One Friday evening, Ex-Friendly and I got together for one of our regular vinyl jam sessions with a few ideas but no particular plan. What is interesting about mixing vinyl as opposed to digital mixing is you are forced to think about your selection rather than relying on known digital mixes that you can pull together with a click of button. It sounds obvious but with the digital mixing tools and all it’s 24 bit trickery, you can draw on a huge library, you can correct mistakes, you can sync beats to produce a very slick and polished mix. Although this has its benefits, none of which we’re opposed to, the truth is far more risk averse.
When two DJs get into a room with two bags of records to do a mixtape, there might be continuity, there might not. There may be conversation, there may be an argument. There will be an awkward silence at the end of a track when you can’t find anything suitable. FIGHT!!!

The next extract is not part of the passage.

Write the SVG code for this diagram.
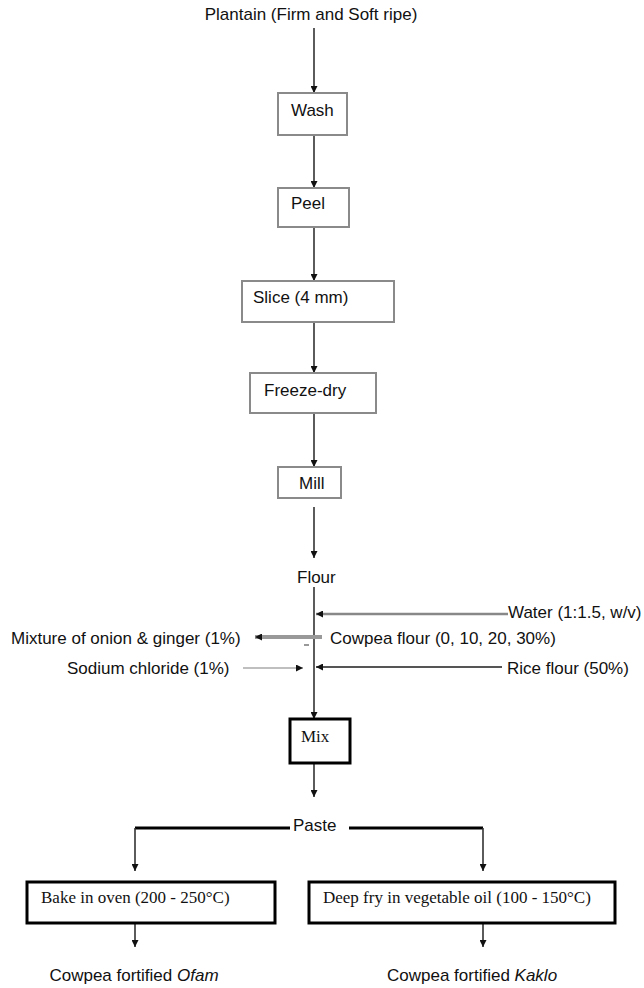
<svg xmlns="http://www.w3.org/2000/svg" width="644" height="988" viewBox="0 0 644 988">
<style>
.t{font-family:"Liberation Sans",Arial,sans-serif;font-size:17px;fill:#111}
.s{font-family:"Liberation Serif","Times New Roman",serif;font-size:17px;fill:#111}
.box1{fill:#fff;stroke:#8a8a8a;stroke-width:2}
.box2{fill:#fff;stroke:#000;stroke-width:3}
.ln{fill:none;stroke:#333;stroke-width:1.6}
</style>
<defs>
<marker id="ah" viewBox="0 0 8 8" refX="8" refY="4" markerWidth="7" markerHeight="7" markerUnits="userSpaceOnUse" orient="auto">
<path d="M0,0 L8,4 L0,8 z" fill="#111"/>
</marker>
</defs>
<rect width="644" height="988" fill="#fff"/>
<g id="connectors">
<path class="ln" d="M314,28 V93" marker-end="url(#ah)"/>
<path class="ln" d="M314,135 V188" marker-end="url(#ah)"/>
<path class="ln" d="M314,227 V281" marker-end="url(#ah)"/>
<path class="ln" d="M314,322 V373" marker-end="url(#ah)"/>
<path class="ln" d="M314,413 V467" marker-end="url(#ah)"/>
<path class="ln" d="M314,507 V558" marker-end="url(#ah)"/>
<path class="ln" d="M314,587 V719" marker-end="url(#ah)"/>
<path fill="none" stroke="#888" stroke-width="2.5" d="M508,614 H316" marker-end="url(#ah)"/>
<path fill="none" stroke="#999" stroke-width="4" d="M322,637 H255" marker-end="url(#ah)"/>
<path fill="none" stroke="#555" stroke-width="1.2" d="M304,645 H309"/>
<path fill="none" stroke="#aaa" stroke-width="1.5" d="M243,668 H303" marker-end="url(#ah)"/>
<path fill="none" stroke="#555" stroke-width="2" d="M502,667 H316" marker-end="url(#ah)"/>
<path class="ln" d="M314,763 V797" marker-end="url(#ah)"/>
<path fill="none" stroke="#000" stroke-width="3" d="M290,828 H135 M349,828 H483"/>
<path class="ln" d="M135,828 V871" marker-end="url(#ah)"/>
<path class="ln" d="M483,828 V871" marker-end="url(#ah)"/>
<path class="ln" d="M135,923 V947" marker-end="url(#ah)"/>
<path class="ln" d="M483,923 V947" marker-end="url(#ah)"/>
</g>
<g id="n-plantain"><text class="t" x="311" y="20" text-anchor="middle">Plantain (Firm and Soft ripe)</text></g>
<g id="n-wash"><rect class="box1" x="278" y="93" width="69" height="42"/><text class="t" x="291" y="116">Wash</text></g>
<g id="n-peel"><rect class="box1" x="278" y="188" width="71" height="39"/><text class="t" x="291" y="209">Peel</text></g>
<g id="n-slice"><rect class="box1" x="242" y="281" width="152" height="41"/><text class="t" x="253" y="303">Slice (4 mm)</text></g>
<g id="n-freeze"><rect class="box1" x="250" y="373" width="126" height="40"/><text class="t" x="264" y="396">Freeze-dry</text></g>
<g id="n-mill"><rect class="box1" x="278" y="467" width="63" height="31"/><text class="t" x="299" y="489">Mill</text></g>
<g id="n-flour"><text class="t" x="297" y="583">Flour</text></g>
<g id="n-water"><text class="t" x="508" y="618">Water (1:1.5, w/v)</text></g>
<g id="n-mixture"><text class="t" x="11" y="644">Mixture of onion &amp; ginger (1%)</text></g>
<g id="n-cowpea"><text class="t" x="330" y="644">Cowpea flour (0, 10, 20, 30%)</text></g>
<g id="n-sodium"><text class="t" x="67" y="674">Sodium chloride (1%)</text></g>
<g id="n-rice"><text class="t" x="507" y="674">Rice flour (50%)</text></g>
<g id="n-mix"><rect class="box2" x="290" y="719" width="60" height="44"/><text class="s" x="301" y="742">Mix</text></g>
<g id="n-paste"><text class="t" x="293" y="831">Paste</text></g>
<g id="n-bake"><rect class="box2" x="27" y="882" width="248" height="41"/><text class="s" x="41" y="903">Bake in oven (200 - 250°C)</text></g>
<g id="n-fry"><rect class="box2" x="309" y="882" width="306" height="41"/><text class="s" x="323" y="903">Deep fry in vegetable oil (100 - 150°C)</text></g>
<g id="n-ofam"><text class="t" x="134" y="981" text-anchor="middle">Cowpea fortified <tspan font-style="italic">Ofam</tspan></text></g>
<g id="n-kaklo"><text class="t" x="387" y="981">Cowpea fortified <tspan font-style="italic">Kaklo</tspan></text></g>
</svg>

What is great about a vinyl mixing is it forces exploration, it limits choices and makes the DJ look for the connections that aren't obvious, or perhaps initially feel uncomfortable and then later makes sense. Vinyl mixes can be rough round the edges, particularly when they cross genre, there is no harmonic tuning, but so what? Mixing vinyl has a raw energy, a spontaneity and exploration of chaos and order that is rarely replicated with digital tools.

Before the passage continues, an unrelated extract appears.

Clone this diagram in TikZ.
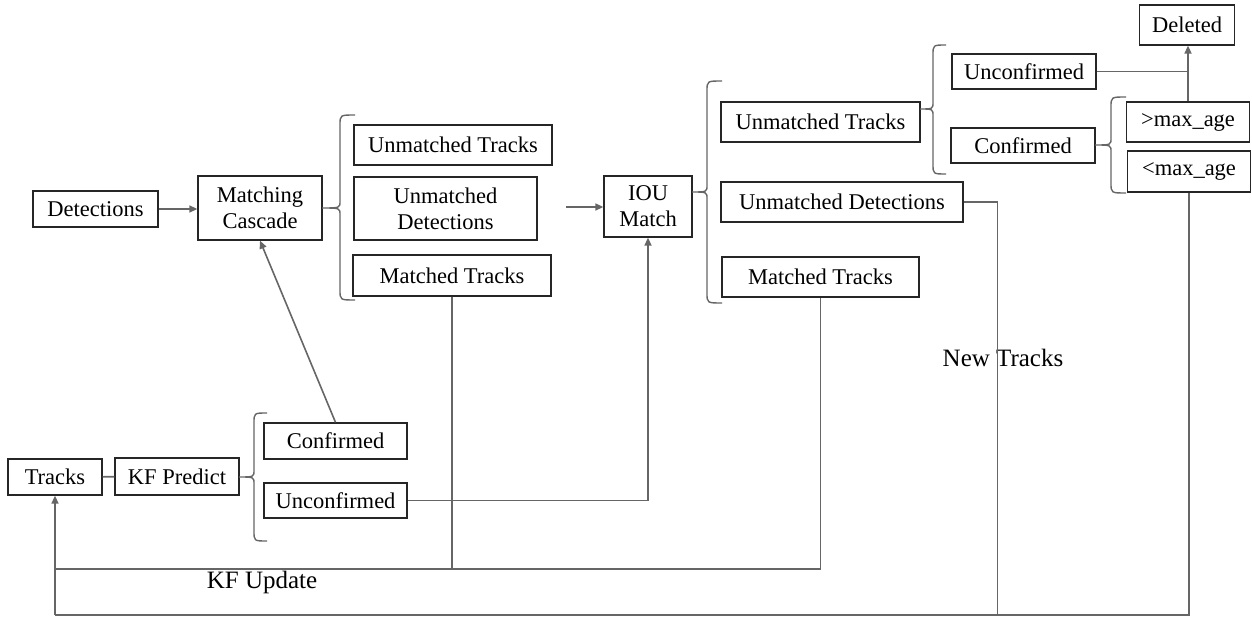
\documentclass[tikz,border=0pt]{standalone}
\usepackage{fontspec}
\setmainfont{Liberation Serif}
\usetikzlibrary{arrows.meta}

% left curly brace: right end x, spine x, tip x, top y, tip y, bottom y
\newcommand{\wbrace}[6]{%
  \draw[brc] (#1,#4) .. controls (#2,#4) .. (#2,#4+10) -- (#2,#5-7)
    .. controls (#2,#5) .. (#3,#5) .. controls (#2,#5) .. (#2,#5+7)
    -- (#2,#6-10) .. controls (#2,#6) .. (#1,#6);}

\tikzset{
  box/.style={draw=black!85, line width=1.3pt, inner sep=0pt, align=center,
              font=\fontsize{22.5}{26}\selectfont},
  wire/.style={draw=black!60, line width=1.6pt},
  arr/.style={wire, -{Triangle[length=8pt,width=7pt]}},
  brc/.style={draw=black!60, line width=1.4pt},
  lbl/.style={inner sep=0pt, font=\fontsize{25}{28}\selectfont},
}

\begin{document}
\begin{tikzpicture}[x=1pt, y=-1pt]
\useasboundingbox (0,0) rectangle (1252,617);

% first stage
\node[box, minimum width=125pt, minimum height=36pt] (det) at (95.5,209) {Detections};
\node[box, minimum width=124pt, minimum height=64pt] (mc) at (260,208) {Matching\\Cascade};
\node[box, minimum width=198pt, minimum height=40pt] (ut1) at (453,145) {Unmatched Tracks};
\node[box, minimum width=183pt, minimum height=63pt] (ud1) at (445.5,208.5) {Unmatched\\Detections};
\node[box, minimum width=198pt, minimum height=41pt] (mt1) at (452,275.5) {Matched Tracks};

% second stage
\node[box, minimum width=88pt, minimum height=61pt] (iou) at (648,206.5) {IOU\\Match};
\node[box, minimum width=199pt, minimum height=40pt] (ut2) at (820.5,122) {Unmatched Tracks};
\node[box, minimum width=242pt, minimum height=40pt] (ud2) at (842,202) {Unmatched Detections};
\node[box, minimum width=197pt, minimum height=40pt] (mt2) at (820.5,277) {Matched Tracks};

% track state
\node[box, minimum width=144pt, minimum height=35pt] (unc2) at (1024,71.5) {Unconfirmed};
\node[box, minimum width=144pt, minimum height=35pt] (conf2) at (1023,145.5) {Confirmed};
\node[box, minimum width=123pt, minimum height=40pt] (gt) at (1188,122) {>max\_age};
\node[box, minimum width=123pt, minimum height=41pt] (lt) at (1189,171.5) {<max\_age};
\node[box, minimum width=95pt, minimum height=40pt] (del) at (1187,25) {Deleted};

% prediction
\node[box, minimum width=94pt, minimum height=36pt] (tracks) at (55,477) {Tracks};
\node[box, minimum width=124pt, minimum height=37pt] (kfp) at (177,476.5) {KF Predict};
\node[box, minimum width=143pt, minimum height=36pt] (conf1) at (335.5,441) {Confirmed};
\node[box, minimum width=143pt, minimum height=35pt] (unc1) at (335.5,500.5) {Unconfirmed};

% labels
\node[lbl] (kfu) at (262,582) {KF Update};
\node[lbl] (ntr) at (1003,358) {New Tracks};

% braces
\wbrace{355}{340}{322}{115}{208}{300}
\wbrace{722}{707}{692}{81}{192}{303}
\wbrace{946}{933}{920}{45}{109}{174}
\wbrace{1126}{1111}{1095}{97}{145}{193}
\wbrace{267}{254}{239}{413}{477}{541}

% connectors
\coordinate (udout) at (566,207);
\coordinate (kfl) at (55,569);
\coordinate (bot) at (55,615);

\draw[arr] (det.east) -- (det.east -| mc.west);
\draw[arr] (udout) -- (udout -| iou.west);
\draw[arr] (conf1.north) -- (mc.south);
\draw[arr] (unc1.east) -| (iou.south);
\draw[wire] (tracks) -- (kfp);
\draw[wire] (mt1.south) -- (mt1.south |- kfl);
\draw[wire] (mt2.south) |- (kfl);
\draw[wire] (ud2.east) -- ++(34,0) |- (bot);
\draw[wire] (lt.south) |- (bot);
\draw[arr] (bot) -- (tracks.south);
\draw[arr] (gt.north) -- (gt.north |- del.south);
\draw[wire] (unc2.east) -- (unc2.east -| gt.north);
\end{tikzpicture}
\end{document}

Considering how we mix vinyl Vs digital a step further, we need to consider what it used to mean to look for records. Everyone talks about how you can get anything on the web because the world is now one big shopping cart. In many cases this is true, but the reality is, we mostly receive what is in our digital sphere of influence. OK, some of these influences may be personal contacts, but they are more likely to be subscriptions, digital suggestions, advertising and other commercial methods of promoting music.
Digging for music or record shopping as it’s known to the non-anorak specialist, isn’t merely the inconvenience of going to shop versus an immediate download, it is a much more significant experience. The personal contact with the record shop owners and the different cities you visit, are all food for inspiration and tell unique stories through music. There is little that is more valuable to a DJ than the record shop worker’s knowledge and opinion. Their knowledge is usually deeply informed (they listen to records all day) but most importantly they have great perspective. The amount of times that I’ve been in record shop and heard the bloke behind the counter say ‘I wasn’t sure at first but its really grown on me’ and as a result I’ve bought the record, its this kind of personal touch you can’t replicate in the digital world.

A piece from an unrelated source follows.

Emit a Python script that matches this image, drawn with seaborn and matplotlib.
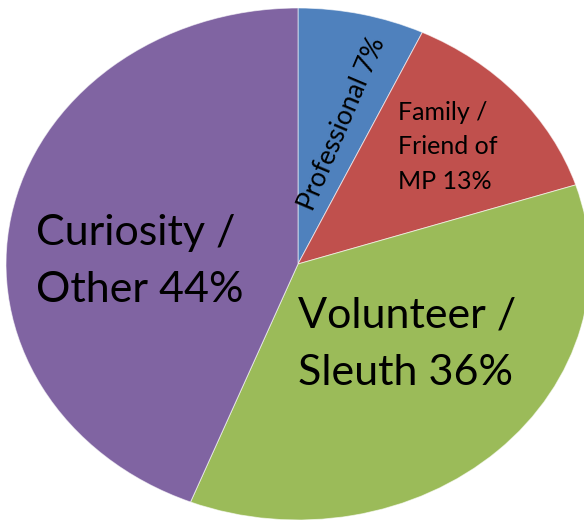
import matplotlib
matplotlib.use("Agg")
import matplotlib.pyplot as plt
import seaborn as sns

sns.set_style("white")
plt.rcParams["font.family"] = ["Lato", "DejaVu Sans"]

# data
categories = ["Professional", "Family /\nFriend of\nMP", "Volunteer /\nSleuth", "Curiosity /\nOther"]
shares = [7, 13, 36, 44]
colors = sns.color_palette(["#4F81BD", "#C0504D", "#9BBB59", "#8064A2"])

fig = plt.figure(figsize=(5.84, 5.20), dpi=100)
ax = fig.add_axes([0, 0, 1, 1])

wedges, _ = ax.pie(shares, colors=colors, startangle=90, counterclock=False,
                   wedgeprops=dict(edgecolor=(1, 1, 1, 0.6), linewidth=0.7))

# the pie in the original is stretched a little sideways and runs off the canvas
ax.set_aspect("auto")
ax.set_xlim(-298 / 292, 286 / 292)
ax.set_ylim(-256 / 256, 264 / 256)
ax.axis("off")


def px(x, y):
    # pixel position (from top-left) -> data coords
    return (x - 298) / 292, (264 - y) / 256


labels = [f"{c} {s}%" for c, s in zip(categories, shares)]

x, y = px(342, 124)
ax.text(x, y, labels[0], rotation=67, ha="center", va="center",
        rotation_mode="anchor", fontsize=19, color="black")

x, y = px(398, 101)
ax.text(x, y, labels[1], ha="left", va="top", fontsize=18, linespacing=1.6,
        color="black")

x, y = px(298, 297)
ax.text(x, y, labels[2], ha="left", va="top", fontsize=31, linespacing=1.6,
        color="black")

x, y = px(36, 214)
ax.text(x, y, labels[3], ha="left", va="top", fontsize=31, linespacing=1.6,
        color="black")

fig.savefig("out.png", dpi=100)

Moving out of the record shop and into the city and the junk shops is another important aspect of record buying and telling stories through music. The experience and physicality of being in a particular place affects your mood, you get inspired by the locality and you are far more likely to pick up fresh music that ordinarily you would not explore.
Building a vinyl collection over many years is as much a tale of your own journeys, it’s the stories of the people you meet and the places you go. That’s is what a great mix is all about.
When two DJ’s get in a room to play back to back, its about sharing those stories, sharing that dialogue and creating a sound track that connects different people from different places and times in one space for a usually never replicated
Image shows 'Caught in a Mess' - Part 1 & 2 Recorded Live. Rev,. Clarence L. Alvis. Bought from a junk shop in new orleans, from a rack of 'Hurricane Katrina damaged stock'.